Recipe of the fortnight: SALMON AND LEEK PIE

To be served cold, in slices, with salad.

 

 

125g plain flour, sifted

55g butter, cut into cubes

A pinch of salt

30-40ml cold water

200g smoked salmon pieces, cut very finely

1 leek, trimmed and sliced very finely

1 tsp olive oil

4 eggs

50ml milk

 

 

1. In a bowl, mix the flour and butter: rub the butter into the flour until the mixture starts to resemble golden breadcrumbs and all of the pieces of butter have been blended in. Mix the water in, a little at a time, to form a smooth, not-sticky pastry.

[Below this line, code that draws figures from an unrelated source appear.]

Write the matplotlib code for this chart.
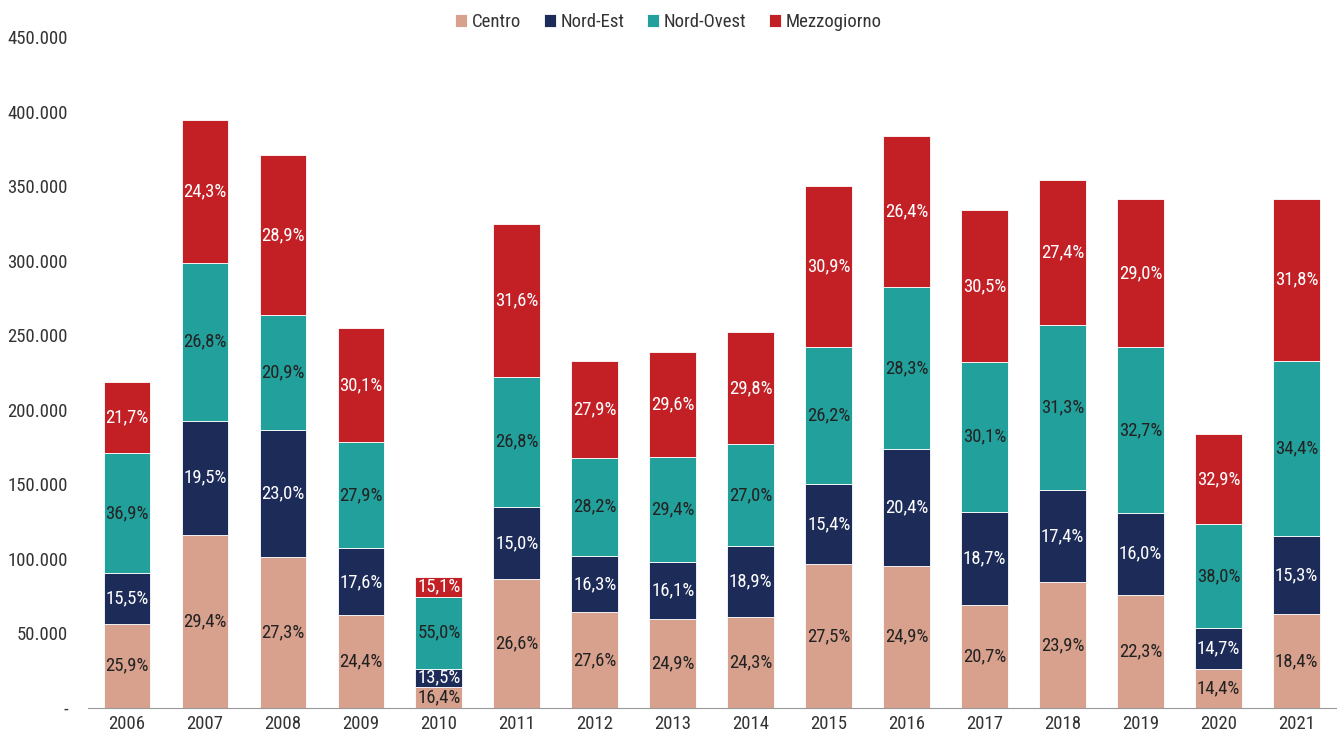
import matplotlib.pyplot as plt
import numpy as np

plt.rcParams['font.family'] = ['Roboto Condensed', 'Roboto', 'DejaVu Sans']

years = ['2006', '2007', '2008', '2009', '2010', '2011', '2012', '2013',
         '2014', '2015', '2016', '2017', '2018', '2019', '2020', '2021']
totals = [218600, 394300, 370200, 254800, 87900, 324600, 232700, 238700,
          252100, 350000, 383600, 334000, 354100, 341300, 183700, 342000]

regions = ['Centro', 'Nord-Est', 'Nord-Ovest', 'Mezzogiorno']
centro = [25.9, 29.4, 27.3, 24.4, 16.4, 26.6, 27.6, 24.9, 24.3, 27.5, 24.9, 20.7, 23.9, 22.3, 14.4, 18.4]
nord_est = [15.5, 19.5, 23.0, 17.6, 13.5, 15.0, 16.3, 16.1, 18.9, 15.4, 20.4, 18.7, 17.4, 16.0, 14.7, 15.3]
nord_ovest = [36.9, 26.8, 20.9, 27.9, 55.0, 26.8, 28.2, 29.4, 27.0, 26.2, 28.3, 30.1, 31.3, 32.7, 38.0, 34.4]
mezzogiorno = [21.7, 24.3, 28.9, 30.1, 15.1, 31.6, 27.9, 29.6, 29.8, 30.9, 26.4, 30.5, 27.4, 29.0, 32.9, 31.8]

colors = ['#D8A18E', '#1D2B59', '#22A09C', '#C32026']
text_colors = ['#222222', 'white', '#222222', 'white']

fig = plt.figure(figsize=(13.37, 7.33), dpi=100)
ax = fig.add_axes([0.0658, 0.0341, 0.9332, 0.9154])

x = np.arange(len(years))
tot = np.array(totals, dtype=float)
bottom = np.zeros(len(years))
for name, pcts, col, tcol in zip(regions, [centro, nord_est, nord_ovest, mezzogiorno], colors, text_colors):
    vals = tot * np.array(pcts) / 100
    ax.bar(x, vals, 0.6, bottom=bottom, color=col, label=name, edgecolor='white', linewidth=0.6)
    for xi, b, v, p in zip(x, bottom, vals, pcts):
        ax.text(xi, b + v / 2, f'{p:.1f}%'.replace('.', ','), ha='center', va='center',
                color=tcol, fontsize=13.5)
    bottom += vals

ax.set_xlim(-0.5, len(years) - 0.5)
ax.set_ylim(0, 450000)
ax.set_xticks(x)
ax.set_xticklabels(years, fontsize=13.5, color='#333333')
yt = np.arange(0, 450001, 50000)
ax.set_yticks(yt)
ax.set_yticklabels(['-'] + [f'{int(v):,}'.replace(',', '.') for v in yt[1:]], fontsize=13.5, color='#333333')
ax.tick_params(axis='y', length=0, pad=14.5)
ax.tick_params(axis='x', length=0, pad=5)
for s in ['top', 'right', 'left']:
    ax.spines[s].set_visible(False)
ax.spines['bottom'].set_color('#999999')

fig.legend(loc='upper center', bbox_to_anchor=(0.5, 1.005), ncol=4, frameon=False, fontsize=13.5,
           handlelength=0.65, handleheight=0.65, handletextpad=0.25, columnspacing=1.2,
           labelcolor='#333333')

fig.savefig('out.png', dpi=100)
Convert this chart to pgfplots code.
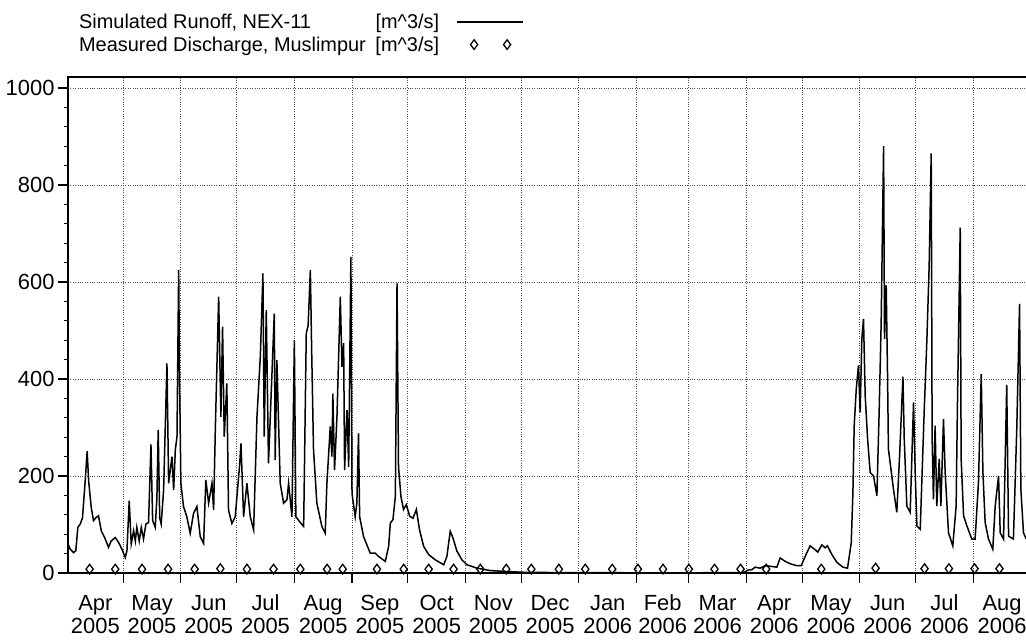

Wrap in a bag or clingfilm, and chill for 30 minutes in the refrigerator.

 

2. Heat the oil in the pan and fry the leek until soft. Allow to cool.

 

3. Roll the pastry out and line a 16-cm pie dish or flan tin. Sprinkle the bottom with a few drops of water, then prick all over with a fork, and bake in a hot oven for 5 to 7 minutes. If you want, you can put baking paper inside the dish, on top of the pastry, and fill this with beans or lentils to weight it down as the case "blind bakes" like this.

 

4. Fill the case with the salmon and leek.

 

5. Beat the eggs with the milk. Pour over the filling, and bake in a hot oven for 25 minutes until the egg is golden brown and bubbling. Allow to cool, then chill.

 

 

Ingredient of the fortnight: APRICOT

 

Apricots can be an unappealing prospect. They look a bit odd-small, yellow and furry-and every now and again you get a really bad one. You know the type: a bit sour, with thick skin and an unappealing suede-like texture. But a good apricot is a thing of extreme beauty: eaten as it is, they can be ultra-juicy, really sweet, far removed from the processed taste of apricot jam or preserve (the flavour of which actually comes from the kernel).

 

Bad apricots occur when they've been picked too early: they don't ripen off the tree, so make sure you choose a punnet that has already reached optimum ripeness, as you can't just leave them and hope that they get better. If you want to remove the skin and dice the flesh to use in a salad or dessert, you can do this easily by simply dipping the fruit in boiling water.

 

Dried apricots make a delicious addition to many breakfast or dessert dishes, but can also be used in couscous dishes. Add them before the water, with plenty of seasoning and some chopped parsley, then introduce the stock and watch it all rehydrate.